# Technical Document Extraction: Distributed Training Failure Recovery Diagram
## 1. Document Overview
This image is a technical timing diagram illustrating a distributed machine learning training process across multiple devices, specifically focusing on a failure event during the optimizer step and the subsequent recovery mechanism managed by a central controller.
---
## 2. Component Isolation
### A. Legend (Top-Left)
* **Dark Green Square:** "Parameters not updated"
* **Light Green Square:** "Parameters updated"
### B. Main Timeline (Center)
The diagram tracks the operations of two primary devices over time, moving from left to right.
* **Y-Axis Labels:** `Device 1`, `Device 2`.
* **X-Axis Phases (Sequential):**
1. **Forward Pass (Blue):** Labeled "Forward".
2. **Backward Pass (Dark Green):** Labeled "Backward".

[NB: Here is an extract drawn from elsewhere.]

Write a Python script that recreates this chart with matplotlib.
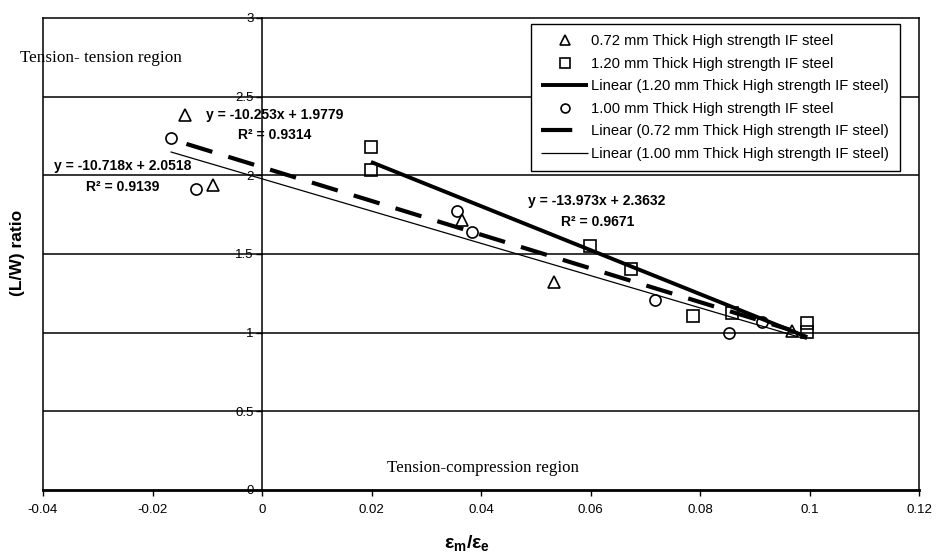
import matplotlib
matplotlib.use("Agg")
import matplotlib.pyplot as plt
from matplotlib import font_manager
from matplotlib.lines import Line2D

# ---------------- data ----------------
tri_x = [-0.0141, -0.0090, 0.0365, 0.0533, 0.0968]
tri_y = [2.383, 1.939, 1.716, 1.322, 1.013]
sq_x = [0.0199, 0.0199, 0.0599, 0.0674, 0.0788, 0.0858, 0.0996, 0.0996]
sq_y = [2.178, 2.034, 1.551, 1.405, 1.106, 1.123, 1.063, 1.006]
circ_x = [-0.0167, -0.0121, 0.0357, 0.0383, 0.0718, 0.0853, 0.0913]
circ_y = [2.239, 1.911, 1.775, 1.640, 1.208, 1.000, 1.070]

series_names = ["0.72 mm Thick High strength IF steel",
                "1.20 mm Thick High strength IF steel",
                "1.00 mm Thick High strength IF steel"]
# trend lines as drawn: [dashed (0.72), thick (1.20), thin (1.00)]
fit_slope = [-10.718, -13.973, -10.253]
fit_icpt = [2.0518, 2.3632, 1.9779]
fit_r2 = [0.9139, 0.9671, 0.9314]
fit_x0 = [-0.0138, 0.0199, -0.0167]
fit_x1 = [0.0964, 0.0996, 0.0995]

x_ticks = [-0.04, -0.02, 0, 0.02, 0.04, 0.06, 0.08, 0.1, 0.12]
x_ticklabels = ["-0.04", "-0.02", "0", "0.02", "0.04", "0.06", "0.08", "0.1", "0.12"]
y_ticks = [0, 0.5, 1, 1.5, 2, 2.5, 3]
y_ticklabels = ["0", "0.5", "1", "1.5", "2", "2.5", "3"]

# ---------------- fonts ----------------
names = {f.name for f in font_manager.fontManager.ttflist}
if "Liberation Sans Narrow" in names:
    NARROW, fs_tick, fs_leg, fs_eq = "Liberation Sans Narrow", 11, 11, 11.5
else:
    NARROW, fs_tick, fs_leg, fs_eq = "Liberation Sans", 9.5, 10.6, 10
SERIF = "Liberation Serif"
plt.rcParams["font.family"] = [NARROW, "DejaVu Sans"]
plt.rcParams["mathtext.fontset"] = "custom"
plt.rcParams["mathtext.bf"] = "Liberation Sans:bold"
plt.rcParams["mathtext.rm"] = "Liberation Sans"
plt.rcParams["mathtext.it"] = "Liberation Sans:italic"

W, H = 939, 557
fig = plt.figure(figsize=(W / 100, H / 100), dpi=100)
ax = fig.add_axes([43 / W, 67 / H, 876 / W, 472 / H])
ax.set_xlim(-0.04, 0.12)
ax.set_ylim(0, 3)

def px(x, y):
    return x / W, 1 - y / H

# grid lines
for yv in y_ticks[1:-1]:
    ax.axhline(yv, color="black", lw=1.1, zorder=1)

# frame
ax.spines["left"].set_position(("data", 0))
ax.spines["left"].set_linewidth(1.1)
ax.spines["top"].set_linewidth(1.1)
ax.spines["right"].set_linewidth(1.1)
ax.spines["bottom"].set_linewidth(2.0)
ax.axvline(-0.04, color="black", lw=1.1, clip_on=False, zorder=1)

ax.set_xticks(x_ticks)
ax.set_xticklabels(x_ticklabels)
ax.set_yticks(y_ticks)
ax.set_yticklabels(y_ticklabels)
ax.tick_params(axis="both", direction="out", length=4, width=1, labelsize=fs_tick, pad=2)
ax.tick_params(axis="x", pad=6)

# trend lines
styles = [dict(lw=3.0, ls=(0, (6.5, 4))),
          dict(lw=2.8, ls="-"),
          dict(lw=0.9, ls="-")]
lines = []
for i in range(3):
    xs = [fit_x0[i], fit_x1[i]]
    ys = [fit_slope[i] * xv + fit_icpt[i] for xv in xs]
    ln, = ax.plot(xs, ys, color="black", zorder=3, solid_capstyle="butt",
                  dash_capstyle="butt", **styles[i])
    lines.append(ln)

mk = dict(color="black", ls="none", mfc="none", mew=1.2, zorder=4)
h_tri, = ax.plot(tri_x, tri_y, marker="^", ms=8.5, **mk)
h_sq, = ax.plot(sq_x, sq_y, marker="s", ms=8.5, **mk)
h_circ, = ax.plot(circ_x, circ_y, marker="o", ms=8, **mk)

# legend
handles = [h_tri, h_sq, lines[1], h_circ,
           Line2D([0], [0], color="black", lw=3.0, ls=(0, (7.5, 20))),
           lines[2]]
labels = [series_names[0], series_names[1],
          "Linear (" + series_names[1] + ")",
          series_names[2],
          "Linear (" + series_names[0] + ")",
          "Linear (" + series_names[2] + ")"]
leg = ax.legend(handles, labels, loc="upper left",
                bbox_to_anchor=px(531, 24), bbox_transform=fig.transFigure,
                borderaxespad=0, fontsize=fs_leg, frameon=True, fancybox=False,
                edgecolor="black", framealpha=1, markerscale=0.8,
                handlelength=3.2, handletextpad=0.2, labelspacing=0.58,
                borderpad=0.7)
leg.get_frame().set_linewidth(1.0)

# equations (positions per drawn line)
eq_pos = [((123, 166), (123, 187)), ((597, 201), (598, 222)), ((275, 115), (275, 135))]
for i in range(3):
    (ex, ey), (rx, ry) = eq_pos[i]
    fig.text(*px(ex, ey), f"y = {fit_slope[i]}x + {fit_icpt[i]:.4f}", ha="center",
             va="center", fontsize=fs_eq, fontweight="bold")
    fig.text(*px(rx, ry), f"R² = {fit_r2[i]:.4f}", ha="center", va="center",
             fontsize=fs_eq, fontweight="bold")

# region labels
fig.text(*px(20, 58), "Tension- tension region", ha="left", va="center",
         fontsize=12.3, family=SERIF)
fig.text(*px(483, 468), "Tension-compression region", ha="center", va="center",
         fontsize=12.2, family=SERIF)

# axis labels
fig.text(*px(18, 253), "(L/W) ratio", rotation=90, ha="center", va="center",
         fontsize=12.5, fontweight="bold", family="Liberation Sans")
fig.text(*px(467, 543), r"$\mathbf{ε_m/ε_e}$", ha="center", va="center",
         fontsize=14)

fig.savefig("out.png", dpi=100)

3. **Optimizer Step (Orange):** Labeled "Optimizer Step".
4. **Recovery/Next Step (Blue):** Labeled "Forward".
### C. Control and Status Overlays (Top and Right)

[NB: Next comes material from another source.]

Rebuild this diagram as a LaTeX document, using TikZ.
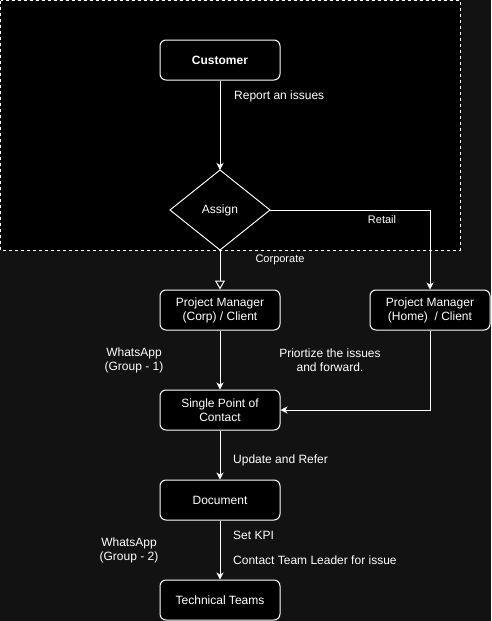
\documentclass[tikz,border=0pt]{standalone}
\usepackage{fontspec}
\setmainfont{Liberation Sans}
\usetikzlibrary{arrows.meta}
\definecolor{pagebg}{HTML}{121212}
\begin{document}
\begin{tikzpicture}[x=1pt,y=-1pt,
  every node/.style={text=white},
  box/.style={draw=white, fill=black, line width=1pt, rounded corners=6pt,
    minimum width=120pt, minimum height=40pt, inner sep=0pt, align=center,
    font=\fontsize{12}{14}\selectfont},
  decision/.style={draw=white, fill=black, line width=1pt, shape=coordinate},
  lbl/.style={font=\fontsize{12}{14}\selectfont, inner sep=0pt, align=center},
  smalllbl/.style={font=\fontsize{11}{13}\selectfont, inner sep=0pt},
  link/.style={draw=white, line width=1pt, -{Stealth[length=7pt,width=7pt,inset=2pt]}},
  openlink/.style={draw=white, line width=1pt, -{Triangle[open,length=9pt,width=10pt,fill=pagebg]}}
]
% canvas and dashed intake region
\fill[pagebg] (0,0) rectangle (491,621);
\useasboundingbox (0,0) rectangle (491,621);
\draw[white, fill=black, line width=1pt, dash pattern=on 3pt off 3pt] (0.5,0.5) rectangle (460,250);

% nodes
\node[box, font=\fontsize{12}{14}\selectfont\bfseries] (cust) at (220,60) {Customer};
\coordinate (assignN) at (220,170);
\coordinate (assignE) at (270,210);
\coordinate (assignS) at (220,250);
\coordinate (assignW) at (170,210);
\draw[white, fill=black, line width=1pt] (assignN) -- (assignE) -- (assignS) -- (assignW) -- cycle;
\node[lbl] (assign) at (220,210) {Assign};
\node[box] (pmc) at (220,310) {Project Manager\\(Corp) / Client};
\node[box] (pmh) at (430,310) {Project Manager\\(Home)\ \ / Client};
\node[box] (spoc) at (220,410) {Single Point of\\Contact};
\node[box] (doc) at (220,500) {Document};
\node[box] (tech) at (220,600) {Technical Teams};

% connectors
\draw[link] (cust.south) -- (assignN);
\draw[link] (assignE) -| (pmh.north);
\draw[openlink] (assignS) -- (pmc.north);
\draw[link] (pmc.south) -- (spoc.north);
\draw[link] (pmh.south) |- (spoc.east);
\draw[link] (spoc.south) -- (doc.north);
\draw[link] (doc.south) -- (tech.north);

% labels
\node[lbl, anchor=west] (lreport) at (234,96) {Report an issues};
\node[smalllbl] (lretail) at (382,220) {Retail};
\node[smalllbl] (lcorp) at (280,260) {Corporate};
\node[lbl] (lwa1) at (134,360) {WhatsApp\\(Group - 1)};
\node[lbl] (lprio) at (330,360) {Priortize the issues\\and forward.};
\node[lbl, anchor=west] (lupdate) at (233,460) {Update and Refer};
\node[lbl, anchor=west] (lkpi) at (233,535) {Set KPI};
\node[lbl, anchor=west] (lcontact) at (233,560) {Contact Team Leader for issue};
\node[lbl] (lwa2) at (129,550) {WhatsApp\\(Group - 2)};
\end{tikzpicture}
\end{document}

* **Parameter State Blocks:** Horizontal arrays of squares indicating the update status of model parameters.
* **Gradient Synchronization Barrier:** A red vertical line separating the Backward pass from the Optimizer Step, labeled "Gradient Synchronization Barrier" (text in red).
* **Controller:** A red oval labeled "Controller" positioned above the timeline, interacting with the devices via arrows.
* **Failure Event:** A red lightning bolt icon located at the end of the Optimizer Step for Device 2, labeled "Failure".
---
## 3. Process Flow and Logic Analysis
### Phase 1: Standard Iteration ($i_{th}$ step)
1. **Forward/Backward:** Both Device 1 and Device 2 execute the Forward pass (blue) followed by the Backward pass (dark green).
2. **Synchronization:** A "Gradient Synchronization Barrier" occurs. Above this, a block of 10 dark green squares indicates that parameters are currently "not updated."
3. **Optimizer Step:** Both devices begin the "Optimizer Step" (orange). During this phase, the parameter blocks above transition from dark green to light green, indicating "Parameters updated."
### Phase 2: Failure and Detection
1. **The Event:** At the end of the $i_{th}$ step, a "Failure" occurs on Device 2 (indicated by the lightning bolt).
2. **Controller Intervention:**
* An arrow points from the failure point to the **Controller**.
* The Controller sends signals back to the system.
* A vertical dashed line marks the boundary where the failure is processed.
### Phase 3: Recovery and Rollback ($(i+1)_{th}$ step)
1. **Device 1 Action:** Labeled "Stop+Clean+Reset". Device 1 is interrupted (indicated by a small red block) before starting the next "Forward" pass.
2. **Device 2/3 Transition:** The diagram shows a transition from the failed Device 2 to a new **Device 3**.
3. **Restoration:** An arrow labeled "Restoration+Rollback" points to the start of the next phase for Device 3.
4. **Resumption:** Both Device 1 and the new Device 3 begin the $(i+1)_{th}$ step with a "Forward" pass (blue). The parameter blocks above this phase are all light green, indicating the system has recovered to a state where parameters are ready for the next iteration.
---
## 4. Textual Transcriptions
| Category | Exact Text |
| :--- | :--- |
| **Legend** | Parameters not updated, Parameters updated |
| **Device Labels** | Device 1, Device 2, Device 3 |
| **Process Steps** | Forward, Backward, Optimizer Step |
| **Synchronization** | Gradient Synchronization Barrier |
| **Iteration Markers** | $i_{th}$ step, $(i+1)_{th}$ step |
| **Failure/Recovery** | Failure, Controller, Stop+Clean+Reset, Restoration+Rollback |
---
## 5. Technical Summary of Trends
* **Temporal Consistency:** Device 1 and Device 2 operate in parallel and are synchronized by the Gradient Synchronization Barrier.
* **State Transition:** The transition from "Parameters not updated" to "Parameters updated" occurs strictly during the "Optimizer Step" phase.
* **Fault Tolerance:** The system demonstrates a "Rollback" mechanism where a failure in one device (Device 2) triggers a controller-led reset of healthy devices (Device 1) and the introduction of a replacement resource (Device 3) to ensure the $(i+1)_{th}$ step can proceed.